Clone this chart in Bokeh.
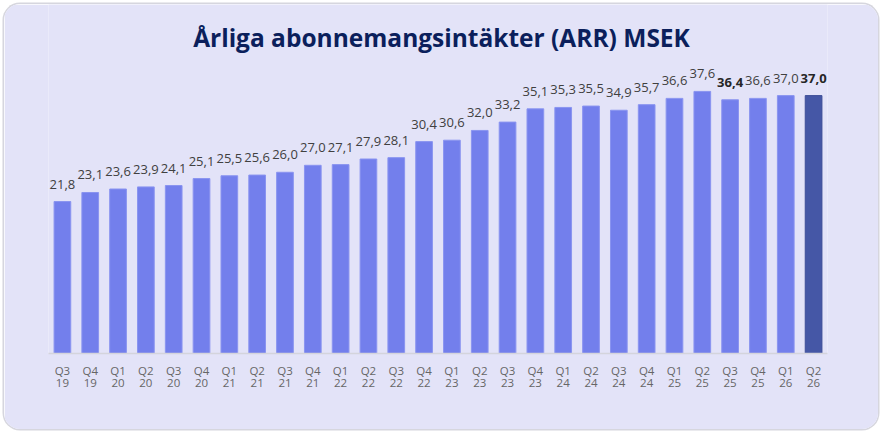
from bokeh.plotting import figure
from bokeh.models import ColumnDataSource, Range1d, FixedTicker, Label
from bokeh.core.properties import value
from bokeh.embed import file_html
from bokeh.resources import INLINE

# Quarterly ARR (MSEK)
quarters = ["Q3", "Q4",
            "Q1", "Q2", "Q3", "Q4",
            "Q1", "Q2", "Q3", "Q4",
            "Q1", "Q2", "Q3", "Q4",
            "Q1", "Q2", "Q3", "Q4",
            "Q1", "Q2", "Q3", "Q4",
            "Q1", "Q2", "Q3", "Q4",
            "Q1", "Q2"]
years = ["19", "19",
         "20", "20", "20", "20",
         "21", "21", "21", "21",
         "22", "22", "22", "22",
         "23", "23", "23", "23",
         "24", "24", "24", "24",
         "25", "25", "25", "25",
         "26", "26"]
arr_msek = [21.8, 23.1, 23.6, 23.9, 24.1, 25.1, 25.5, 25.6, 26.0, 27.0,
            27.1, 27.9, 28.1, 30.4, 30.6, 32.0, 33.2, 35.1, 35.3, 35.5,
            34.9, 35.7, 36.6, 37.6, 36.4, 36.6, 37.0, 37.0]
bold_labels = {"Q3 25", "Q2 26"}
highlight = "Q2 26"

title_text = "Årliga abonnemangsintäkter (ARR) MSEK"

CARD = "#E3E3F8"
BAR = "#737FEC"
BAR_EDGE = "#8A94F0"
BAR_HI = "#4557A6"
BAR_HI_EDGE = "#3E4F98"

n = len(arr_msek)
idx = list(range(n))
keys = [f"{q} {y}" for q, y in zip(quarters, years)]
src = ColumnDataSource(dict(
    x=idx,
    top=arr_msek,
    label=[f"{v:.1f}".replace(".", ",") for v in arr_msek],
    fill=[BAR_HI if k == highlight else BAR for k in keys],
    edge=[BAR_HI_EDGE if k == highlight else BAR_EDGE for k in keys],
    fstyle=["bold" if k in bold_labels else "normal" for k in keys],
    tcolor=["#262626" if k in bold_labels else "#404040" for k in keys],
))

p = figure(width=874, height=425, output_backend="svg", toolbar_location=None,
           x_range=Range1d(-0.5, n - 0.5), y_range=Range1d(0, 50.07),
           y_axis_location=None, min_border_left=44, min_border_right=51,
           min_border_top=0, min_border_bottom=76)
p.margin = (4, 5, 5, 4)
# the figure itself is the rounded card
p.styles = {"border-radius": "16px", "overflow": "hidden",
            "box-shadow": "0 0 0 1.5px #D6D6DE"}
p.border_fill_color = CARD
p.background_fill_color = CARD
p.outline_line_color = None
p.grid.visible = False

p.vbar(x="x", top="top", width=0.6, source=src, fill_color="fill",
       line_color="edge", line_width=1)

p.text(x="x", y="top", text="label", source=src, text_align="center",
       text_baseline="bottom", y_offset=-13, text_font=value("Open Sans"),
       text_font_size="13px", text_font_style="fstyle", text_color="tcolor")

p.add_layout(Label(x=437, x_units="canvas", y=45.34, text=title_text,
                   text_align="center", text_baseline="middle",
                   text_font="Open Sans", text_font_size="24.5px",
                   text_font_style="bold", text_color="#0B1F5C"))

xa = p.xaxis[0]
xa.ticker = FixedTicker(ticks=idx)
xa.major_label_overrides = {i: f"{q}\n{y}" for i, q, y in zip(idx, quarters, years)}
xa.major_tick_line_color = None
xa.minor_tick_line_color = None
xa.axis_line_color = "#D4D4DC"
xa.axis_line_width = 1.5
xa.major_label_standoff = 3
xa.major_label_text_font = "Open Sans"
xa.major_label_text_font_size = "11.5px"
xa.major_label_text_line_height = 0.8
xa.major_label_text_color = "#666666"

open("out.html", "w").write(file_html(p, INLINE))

## Exercise objective
With all pictures left out, please transcribe exactly the lines from the start of the material through the line with "from bokeh.resources import INLINE".

## The result
Clone this chart in Bokeh.
from bokeh.plotting import figure
from bokeh.models import ColumnDataSource, Range1d, FixedTicker, Label
from bokeh.core.properties import value
from bokeh.embed import file_html
from bokeh.resources import INLINE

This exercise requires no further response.